Güncelleme Tarihi:
Şu andaki Avrupa Birliği'nin (AB) öncüsü konumundaki Avrupa Ekonomik Topluluğu (AET) ile Türkiye arasındaki bağların geliştirilmesini öngören “Ortaklık Anlaşması” imzalanmadan önce bir konuşmacı şunları söylüyor:
Türkiye Avrupa'ya aittir. Türkiye, bu topluluğun tam üyesi olmalıdır. Türk dostlarımızla tam hemfikir olduğumuz bu arzu ve gerçek, birlikteliğimizin en güçlü ifadesidir.

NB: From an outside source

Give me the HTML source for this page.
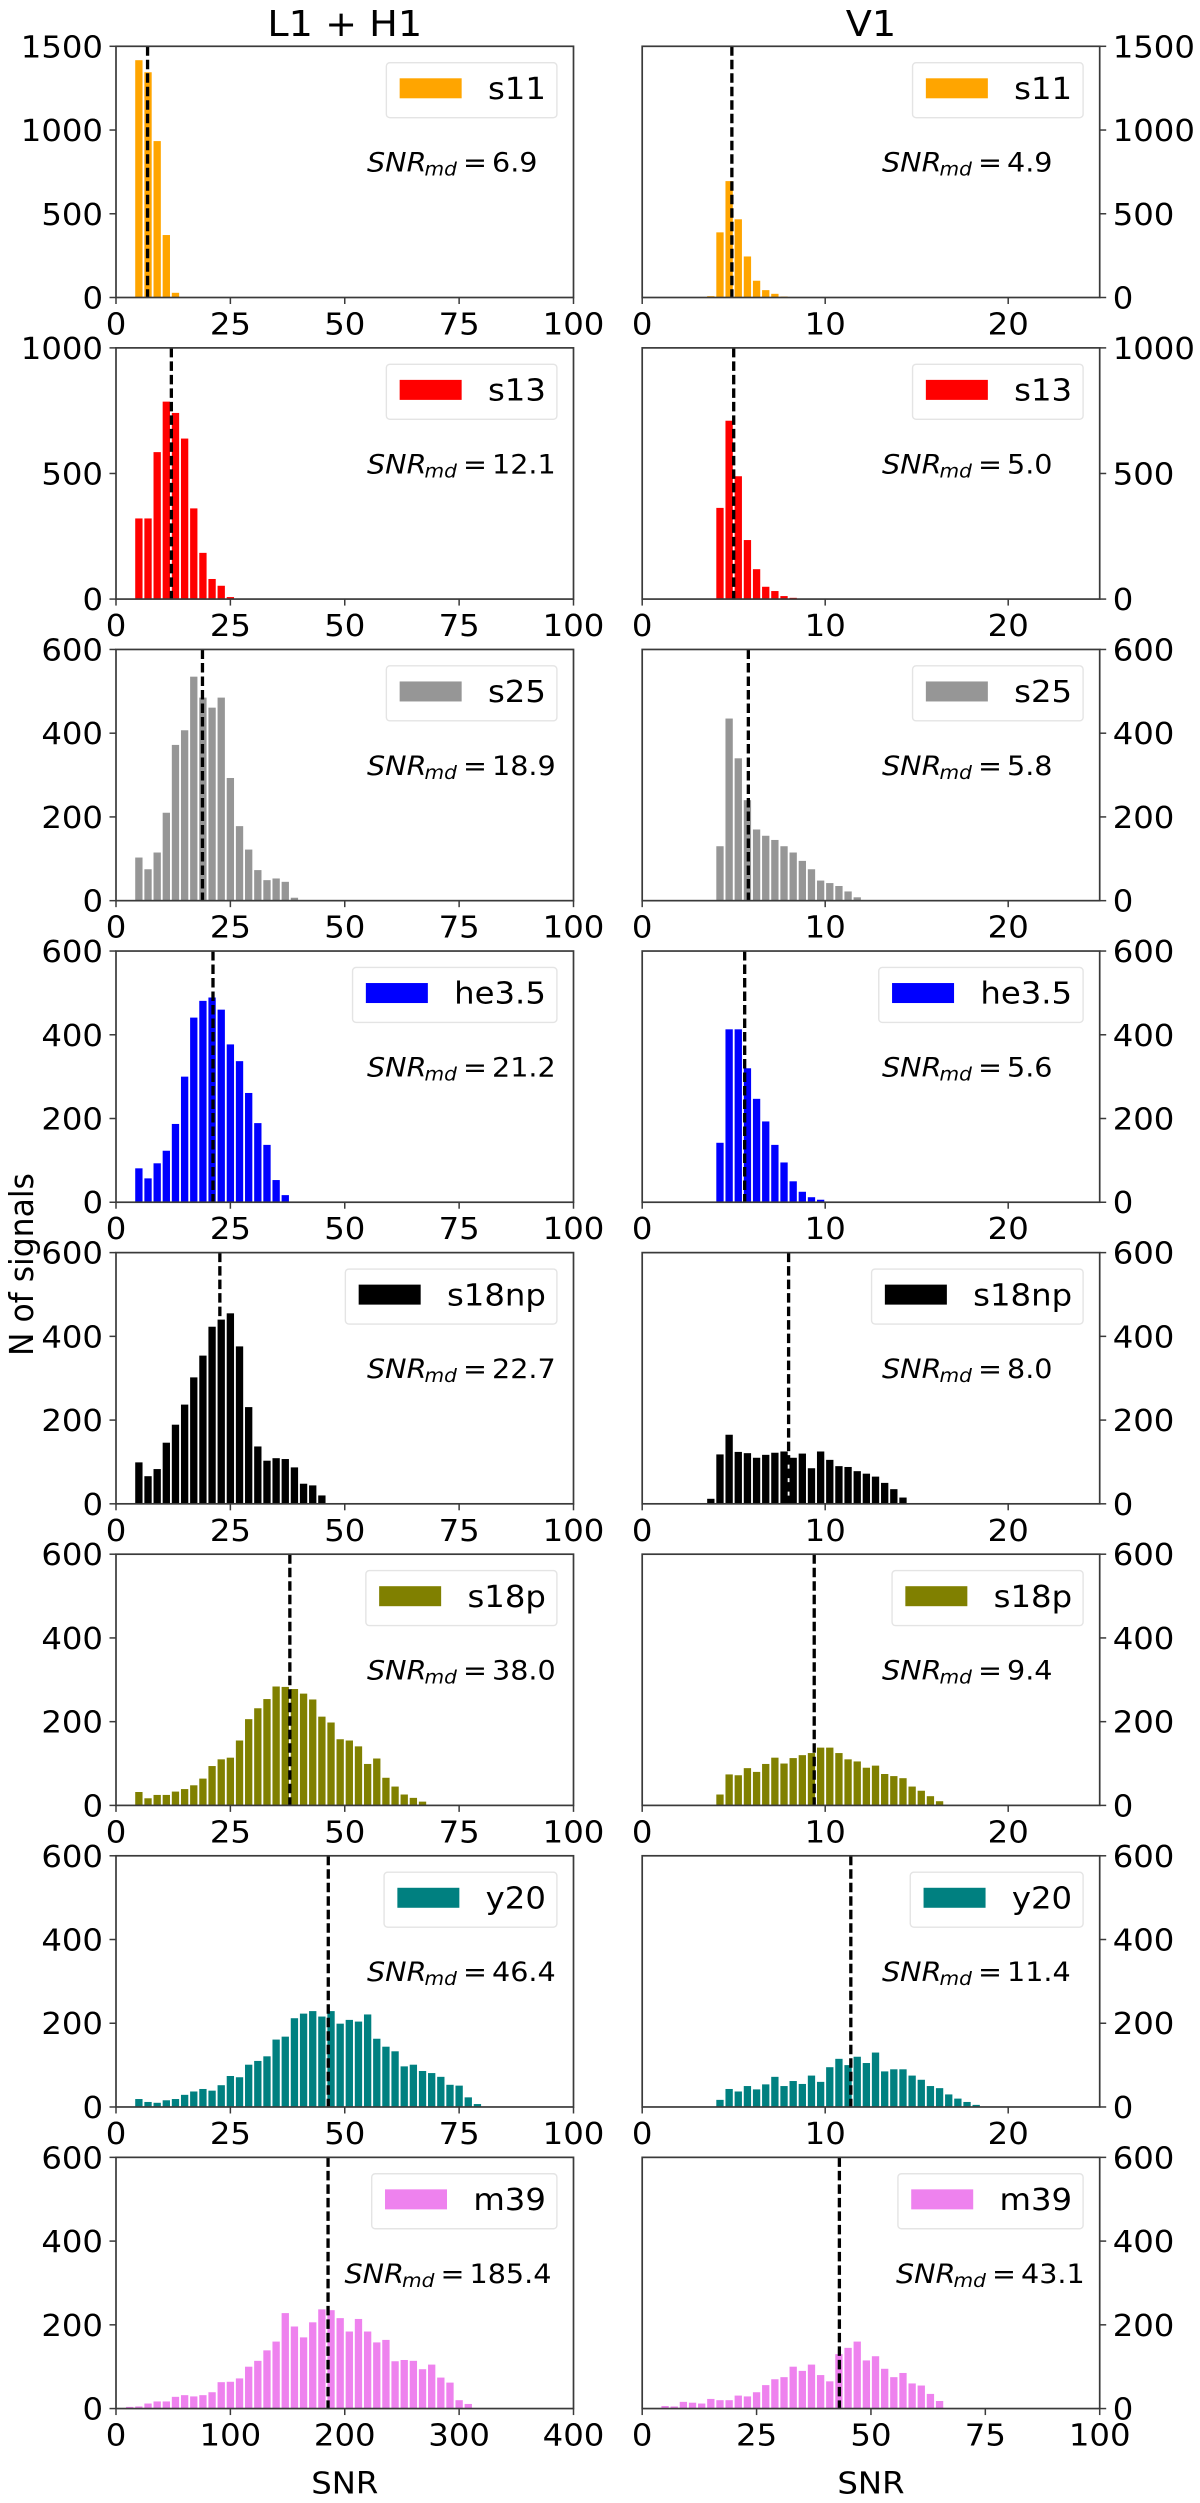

Evet, bunları Avrupa Komisyonu'nun ilk başkanı Walter Hallstein söylemiştir.
1982 yılında ölen Walter Hallstein, Almanya'nın şu andaki Başbakanı Angela Merkel'in genel başkanlığını yaptığı Hıristiyan Demokrat Birlik Partisi (CDU)üyesiydi.
Tarih: 17 Aralık 1997.
Yer: Berlin.
Olay: Türkiye'nin AB üyeliği.
Bir basın bildirisinde şu sözcüklerin altı çizilmekte:
Türkiye Avrupa yolunda dışlanamaz.
CDU ve “kardeş parti” Hıristiyan Sosyal Birlik Partisi (CSU) meclis grubu adına yapılan bu bildirin altında Michael Glos'un imzası var.
Michael Glos, o dönemde Federal Meclis CSU Eyalet Grup Başkanı'dır.
Glos'un bu sözleri o grup mensubu parlamenterleri de bağlamaktadır.
Evet, 1963 yılından beri Türkiye ile AB arasında tam üyelik hedefiyle yapılan sözleşmelerin çok büyük bir bölümünde CDU'lu ve CSU'lu politikacıların da imzaları vardır.
Böyle olduğu halde, şu andaki CDU'lu ve CSU'lu politikacılar, Türkiye'nin AB üyeliği konusunda “yan çizmektedir”.
Her ne kadar Almanya'nın eski Başbakanı Gerhard Schröder “nasıl birazcık hamile olunmazsa, birazcık üyelik de olmaz” dese de, Başbakan Angela Merkel, Türkiye'nin “imtiyazlı ortaklık”la yetinmesinden yanadır.
“Kardeş parti” CSU ise “Türkiye'ye dürüst davranmalıyız. Tam üye olamayacağını söylemeliyiz” diyerek, “imtiyazlı ortaklık”ı tek çözüm olarak görmektedir.
CSU, 2005 yılında başlatılan müzakerelere son verilmesini bile talep ediyor.
“Türkiye'ye dürüst davranılım” demek, apaçık bir biçimde Alman muhafazakar kanadın, yani CDU ve CSU'lu politikacıların şu ana kadar Türkiye konusunda dürüst davranmadığını itiraf etmek anlamına gelmektedir.
Devletler arası ilişkilerde süreklilik ve karşılıklı güven esastır.
Bunu CDU ve CSU'lu politikacıların da bilmesi gerekir.
Bilmiyorlarsa da öğrenmeleri gerekir.